##### Input records

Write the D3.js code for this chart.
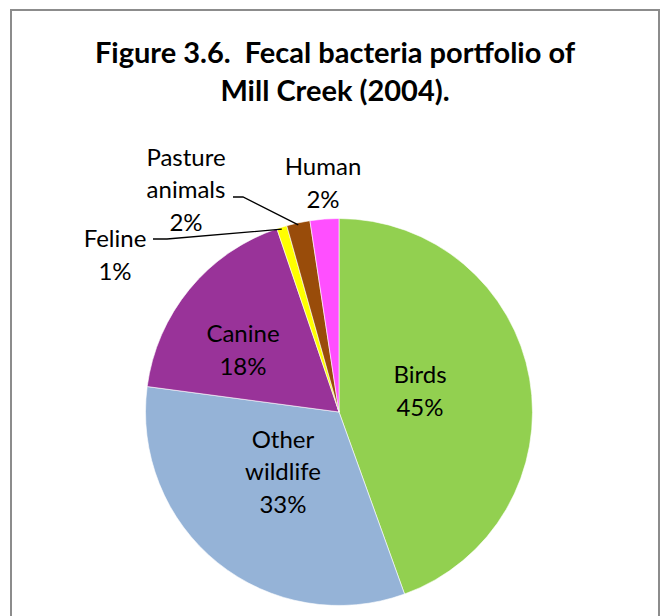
<!DOCTYPE html>
<html>
<head>
<meta charset="utf-8">
<script src="https://cdn.jsdelivr.net/npm/d3@7"></script>
<style>
  body { margin: 0; background: #fff; }
  svg { display: block; }
  text { font-family: Lato, "Open Sans", sans-serif; fill: #000; white-space: pre; }
</style>
</head>
<body>
<svg width="665" height="616"></svg>
<script>
// chart data
var titleLines = ["Figure 3.6.  Fecal bacteria portfolio of", "Mill Creek (2004)."];
var categories = ["Birds", "Other wildlife", "Canine", "Feline", "Pasture animals", "Human"];
var values = [44.5, 32.6, 17.7, 0.85, 1.95, 2.4];
var colors = ["#92d050", "#95b3d7", "#993399", "#ffff00", "#994c0a", "#ff4fff"];

// label layout: lines of each label, and where it sits
var labelLines = [["Birds"], ["Other", "wildlife"], ["Canine"], ["Feline"], ["Pasture", "animals"], ["Human"]];
var labelAt = [
  {x: 420, y: 391}, {x: 283, y: 472}, {x: 243, y: 350},
  {x: 115, y: 255}, {x: 186, y: 190}, {x: 323, y: 183}
];

var svg = d3.select("svg"),
    width = +svg.attr("width"),
    height = +svg.attr("height");

var cx = 339, cy = 412, radius = 193.5;

// frame
svg.append("rect")
    .attr("x", 11).attr("y", 10)
    .attr("width", 648).attr("height", 640)
    .attr("fill", "none")
    .attr("stroke", "#8c8c8c")
    .attr("stroke-width", 2);

// title
svg.selectAll(".title")
  .data(titleLines)
  .enter().append("text")
    .attr("class", "title")
    .attr("x", 335)
    .attr("y", function(d, i) { return 63 + i * 38; })
    .attr("text-anchor", "middle")
    .attr("font-size", 29)
    .attr("font-weight", "bold")
    .text(function(d) { return d; });

var data = categories.map(function(c, i) { return {name: c, value: values[i], color: colors[i], i: i}; });

var pie = d3.pie().sort(null).value(function(d) { return d.value; });
var arc = d3.arc().innerRadius(0).outerRadius(radius);

var g = svg.append("g").attr("transform", "translate(" + cx + "," + cy + ")");

var arcs = pie(data);

g.selectAll(".slice")
  .data(arcs)
  .enter().append("path")
    .attr("class", "slice")
    .attr("d", arc)
    .attr("fill", function(d) { return d.data.color; })
    .attr("stroke", "#fff")
    .attr("stroke-width", 0.6);

// leader lines for feline and pasture animals
var edge = d3.arc().innerRadius(radius).outerRadius(radius);
function leader(idx, sx, sy, kx) {
  var c = edge.centroid(arcs[idx]);
  svg.append("path")
      .attr("d", d3.line()([[sx, sy], [kx, sy], [cx + c[0], cy + c[1] + 2]]))
      .attr("fill", "none")
      .attr("stroke", "#000")
      .attr("stroke-width", 1.3);
}
leader(4, 233, 197, 243);
leader(3, 153, 239, 167);

// labels
var lineH = 32.5;
data.forEach(function(d, i) {
  var lines = labelLines[i].concat([Math.round(d.value) + "%"]);
  var top = labelAt[i].y - (lines.length - 1) * lineH / 2;
  var t = svg.append("text")
      .attr("text-anchor", "middle")
      .attr("font-size", 24);
  lines.forEach(function(l, j) {
    t.append("tspan")
        .attr("x", labelAt[i].x)
        .attr("y", top + j * lineH)
        .attr("dy", "0.35em")
        .text(l);
  });
});
</script>
</body>
</html>
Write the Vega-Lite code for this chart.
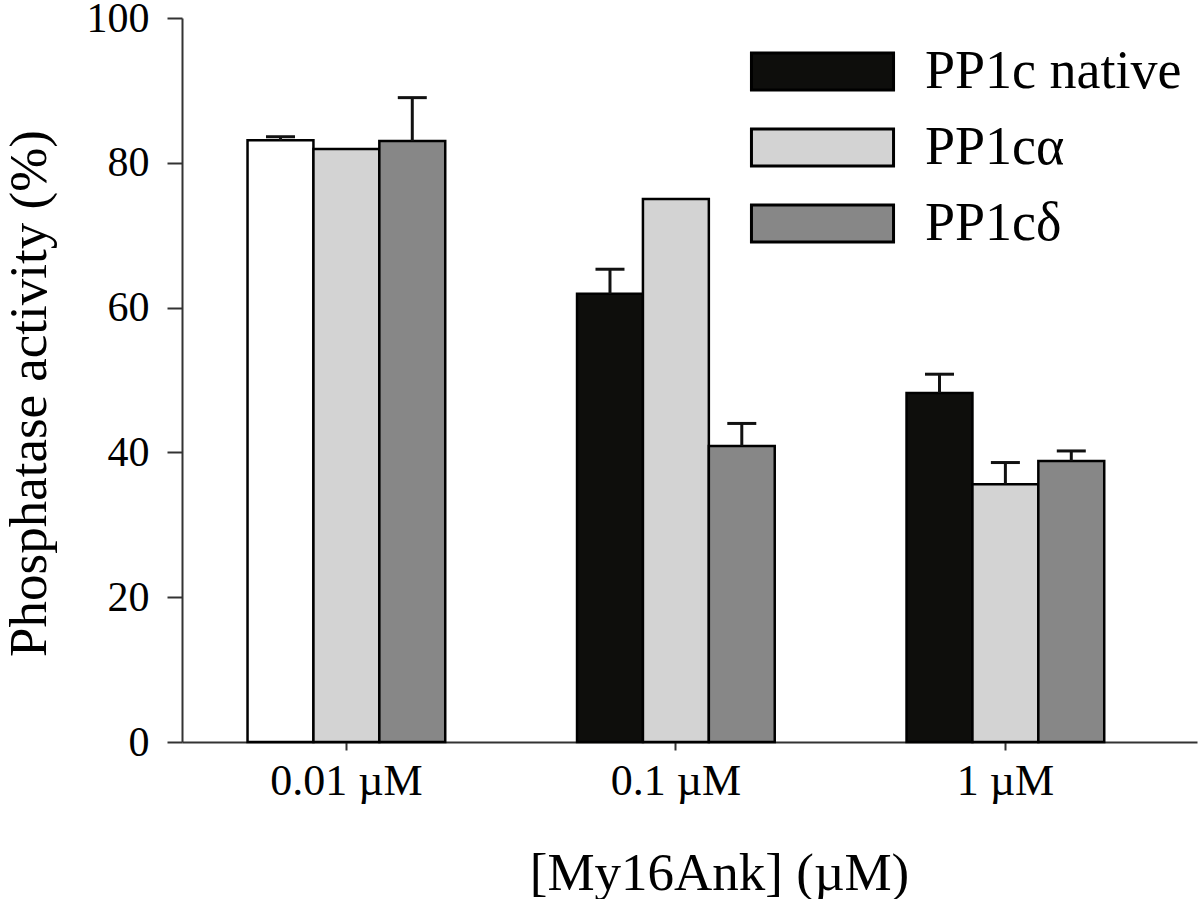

##########

* _Given problem_
Report the number of lines in the listing above that include the word "chart", and nothing else.

* _Response_
3